((
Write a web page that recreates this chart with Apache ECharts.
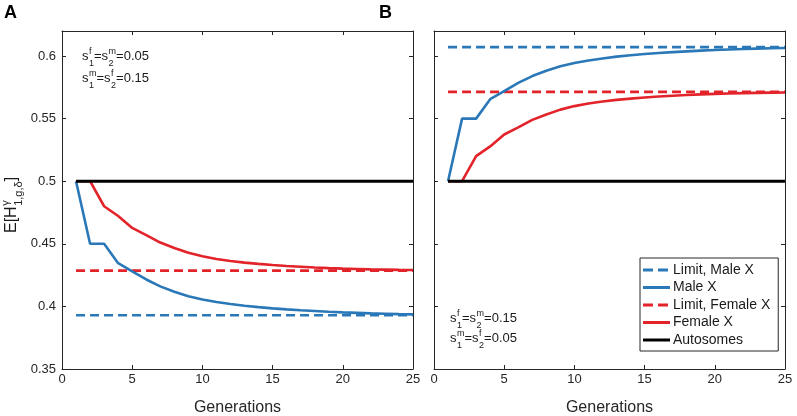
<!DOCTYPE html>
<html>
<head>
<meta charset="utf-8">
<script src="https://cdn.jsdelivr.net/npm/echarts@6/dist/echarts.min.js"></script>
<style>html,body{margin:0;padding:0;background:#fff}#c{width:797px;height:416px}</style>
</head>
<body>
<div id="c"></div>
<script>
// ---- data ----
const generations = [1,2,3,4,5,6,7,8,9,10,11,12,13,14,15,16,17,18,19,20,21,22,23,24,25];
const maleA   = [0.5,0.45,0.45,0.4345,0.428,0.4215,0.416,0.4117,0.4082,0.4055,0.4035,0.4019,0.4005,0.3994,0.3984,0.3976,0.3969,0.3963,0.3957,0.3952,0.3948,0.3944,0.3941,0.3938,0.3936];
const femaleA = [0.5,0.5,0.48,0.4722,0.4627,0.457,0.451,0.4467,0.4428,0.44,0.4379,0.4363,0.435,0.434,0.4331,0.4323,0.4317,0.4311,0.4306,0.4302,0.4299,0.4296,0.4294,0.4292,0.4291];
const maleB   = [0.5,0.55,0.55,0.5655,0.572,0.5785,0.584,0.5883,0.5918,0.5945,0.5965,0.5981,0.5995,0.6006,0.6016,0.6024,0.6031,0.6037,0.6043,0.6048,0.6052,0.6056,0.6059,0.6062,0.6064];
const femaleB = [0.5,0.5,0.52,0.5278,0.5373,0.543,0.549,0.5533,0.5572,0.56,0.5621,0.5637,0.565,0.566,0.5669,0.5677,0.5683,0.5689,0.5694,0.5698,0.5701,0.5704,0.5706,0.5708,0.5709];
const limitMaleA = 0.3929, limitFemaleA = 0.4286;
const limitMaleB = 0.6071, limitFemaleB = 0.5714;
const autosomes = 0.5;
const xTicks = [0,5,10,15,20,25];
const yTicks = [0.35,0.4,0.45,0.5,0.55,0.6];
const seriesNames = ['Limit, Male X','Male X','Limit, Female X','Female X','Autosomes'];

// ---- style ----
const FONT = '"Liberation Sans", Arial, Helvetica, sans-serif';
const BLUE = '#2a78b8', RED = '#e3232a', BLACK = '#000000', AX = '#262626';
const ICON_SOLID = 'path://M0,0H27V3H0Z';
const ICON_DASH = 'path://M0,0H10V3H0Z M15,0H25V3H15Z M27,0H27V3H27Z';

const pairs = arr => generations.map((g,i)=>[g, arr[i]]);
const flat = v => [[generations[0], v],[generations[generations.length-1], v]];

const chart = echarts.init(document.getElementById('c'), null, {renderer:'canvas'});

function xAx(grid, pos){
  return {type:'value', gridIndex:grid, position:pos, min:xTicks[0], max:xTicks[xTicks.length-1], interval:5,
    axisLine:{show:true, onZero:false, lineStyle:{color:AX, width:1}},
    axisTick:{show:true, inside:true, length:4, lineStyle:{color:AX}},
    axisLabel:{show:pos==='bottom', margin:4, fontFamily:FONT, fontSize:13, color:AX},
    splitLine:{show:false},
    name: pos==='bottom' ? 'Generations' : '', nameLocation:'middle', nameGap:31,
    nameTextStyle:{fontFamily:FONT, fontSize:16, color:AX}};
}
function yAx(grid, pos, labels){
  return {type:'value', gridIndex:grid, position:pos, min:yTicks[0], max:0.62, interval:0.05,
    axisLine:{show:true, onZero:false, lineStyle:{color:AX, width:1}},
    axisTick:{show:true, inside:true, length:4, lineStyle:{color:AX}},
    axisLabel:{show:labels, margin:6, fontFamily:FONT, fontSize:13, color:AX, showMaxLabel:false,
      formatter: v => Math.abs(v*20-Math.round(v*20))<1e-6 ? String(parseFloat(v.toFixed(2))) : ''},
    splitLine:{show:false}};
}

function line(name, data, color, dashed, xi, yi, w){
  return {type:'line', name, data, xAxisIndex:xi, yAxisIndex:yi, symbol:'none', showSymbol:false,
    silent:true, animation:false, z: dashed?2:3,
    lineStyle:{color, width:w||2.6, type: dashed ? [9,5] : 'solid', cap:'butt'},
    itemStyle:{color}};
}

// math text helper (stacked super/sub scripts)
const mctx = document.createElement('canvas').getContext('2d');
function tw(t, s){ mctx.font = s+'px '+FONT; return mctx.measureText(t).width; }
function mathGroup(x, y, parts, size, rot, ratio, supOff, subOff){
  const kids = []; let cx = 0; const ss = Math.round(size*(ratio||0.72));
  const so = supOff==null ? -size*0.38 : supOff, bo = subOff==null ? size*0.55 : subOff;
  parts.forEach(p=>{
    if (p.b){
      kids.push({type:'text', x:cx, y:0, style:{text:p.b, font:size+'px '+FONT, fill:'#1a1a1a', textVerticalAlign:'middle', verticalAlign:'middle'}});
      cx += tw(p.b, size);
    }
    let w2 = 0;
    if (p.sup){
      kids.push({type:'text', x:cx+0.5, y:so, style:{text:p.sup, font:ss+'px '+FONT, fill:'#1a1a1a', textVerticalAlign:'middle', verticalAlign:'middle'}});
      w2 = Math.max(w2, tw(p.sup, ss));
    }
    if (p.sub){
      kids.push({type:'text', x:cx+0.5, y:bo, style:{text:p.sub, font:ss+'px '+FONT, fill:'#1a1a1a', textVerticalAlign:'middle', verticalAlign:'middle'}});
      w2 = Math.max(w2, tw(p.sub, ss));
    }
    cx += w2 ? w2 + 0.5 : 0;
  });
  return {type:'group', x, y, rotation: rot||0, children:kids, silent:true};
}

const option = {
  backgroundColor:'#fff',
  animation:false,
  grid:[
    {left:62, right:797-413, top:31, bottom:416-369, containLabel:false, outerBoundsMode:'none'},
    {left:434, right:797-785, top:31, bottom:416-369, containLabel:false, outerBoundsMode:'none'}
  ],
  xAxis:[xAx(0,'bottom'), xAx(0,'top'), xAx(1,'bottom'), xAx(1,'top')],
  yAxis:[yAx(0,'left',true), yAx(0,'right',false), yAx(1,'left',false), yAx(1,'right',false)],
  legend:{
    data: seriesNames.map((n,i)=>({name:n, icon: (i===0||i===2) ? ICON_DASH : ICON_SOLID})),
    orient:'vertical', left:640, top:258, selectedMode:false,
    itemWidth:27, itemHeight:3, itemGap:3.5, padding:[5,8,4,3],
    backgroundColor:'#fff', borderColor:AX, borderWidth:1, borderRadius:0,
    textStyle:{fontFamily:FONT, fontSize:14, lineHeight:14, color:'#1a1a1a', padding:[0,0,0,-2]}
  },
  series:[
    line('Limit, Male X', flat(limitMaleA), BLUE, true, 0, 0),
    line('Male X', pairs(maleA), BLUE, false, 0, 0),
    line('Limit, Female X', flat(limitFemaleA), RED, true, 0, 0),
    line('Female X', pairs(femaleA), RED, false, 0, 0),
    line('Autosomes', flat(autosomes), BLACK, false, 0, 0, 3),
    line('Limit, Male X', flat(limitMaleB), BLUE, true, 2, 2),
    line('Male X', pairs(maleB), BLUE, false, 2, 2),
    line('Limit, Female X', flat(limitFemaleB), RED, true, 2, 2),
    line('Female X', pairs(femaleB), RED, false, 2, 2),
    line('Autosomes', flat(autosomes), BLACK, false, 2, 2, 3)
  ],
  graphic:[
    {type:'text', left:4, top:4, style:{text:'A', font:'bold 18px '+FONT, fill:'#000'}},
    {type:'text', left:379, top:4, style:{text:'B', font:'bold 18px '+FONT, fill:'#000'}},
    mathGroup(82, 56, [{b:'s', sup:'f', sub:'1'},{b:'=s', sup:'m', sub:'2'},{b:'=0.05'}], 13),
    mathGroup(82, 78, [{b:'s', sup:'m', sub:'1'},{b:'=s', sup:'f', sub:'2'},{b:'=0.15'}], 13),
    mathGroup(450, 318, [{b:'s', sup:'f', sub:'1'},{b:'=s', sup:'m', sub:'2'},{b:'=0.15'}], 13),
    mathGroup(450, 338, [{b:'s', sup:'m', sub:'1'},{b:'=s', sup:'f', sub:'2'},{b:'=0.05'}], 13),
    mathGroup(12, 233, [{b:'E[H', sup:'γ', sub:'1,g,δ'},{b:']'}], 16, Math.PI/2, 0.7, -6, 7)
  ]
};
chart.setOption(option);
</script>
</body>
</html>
))
* [Task statement]: Give again, word for word, every line from the top of the data above to the line holding "const seriesNames = ['Limit, Male", inclusive, with the pictures left out.

* [Task response]:
Write a web page that recreates this chart with Apache ECharts.
<!DOCTYPE html>
<html>
<head>
<meta charset="utf-8">
<script src="https://cdn.jsdelivr.net/npm/echarts@6/dist/echarts.min.js"></script>
<style>html,body{margin:0;padding:0;background:#fff}#c{width:797px;height:416px}</style>
</head>
<body>
<div id="c"></div>
<script>
// ---- data ----
const generations = [1,2,3,4,5,6,7,8,9,10,11,12,13,14,15,16,17,18,19,20,21,22,23,24,25];
const maleA   = [0.5,0.45,0.45,0.4345,0.428,0.4215,0.416,0.4117,0.4082,0.4055,0.4035,0.4019,0.4005,0.3994,0.3984,0.3976,0.3969,0.3963,0.3957,0.3952,0.3948,0.3944,0.3941,0.3938,0.3936];
const femaleA = [0.5,0.5,0.48,0.4722,0.4627,0.457,0.451,0.4467,0.4428,0.44,0.4379,0.4363,0.435,0.434,0.4331,0.4323,0.4317,0.4311,0.4306,0.4302,0.4299,0.4296,0.4294,0.4292,0.4291];
const maleB   = [0.5,0.55,0.55,0.5655,0.572,0.5785,0.584,0.5883,0.5918,0.5945,0.5965,0.5981,0.5995,0.6006,0.6016,0.6024,0.6031,0.6037,0.6043,0.6048,0.6052,0.6056,0.6059,0.6062,0.6064];
const femaleB = [0.5,0.5,0.52,0.5278,0.5373,0.543,0.549,0.5533,0.5572,0.56,0.5621,0.5637,0.565,0.566,0.5669,0.5677,0.5683,0.5689,0.5694,0.5698,0.5701,0.5704,0.5706,0.5708,0.5709];
const limitMaleA = 0.3929, limitFemaleA = 0.4286;
const limitMaleB = 0.6071, limitFemaleB = 0.5714;
const autosomes = 0.5;
const xTicks = [0,5,10,15,20,25];
const yTicks = [0.35,0.4,0.45,0.5,0.55,0.6];
const seriesNames = ['Limit, Male X','Male X','Limit, Female X','Female X','Autosomes'];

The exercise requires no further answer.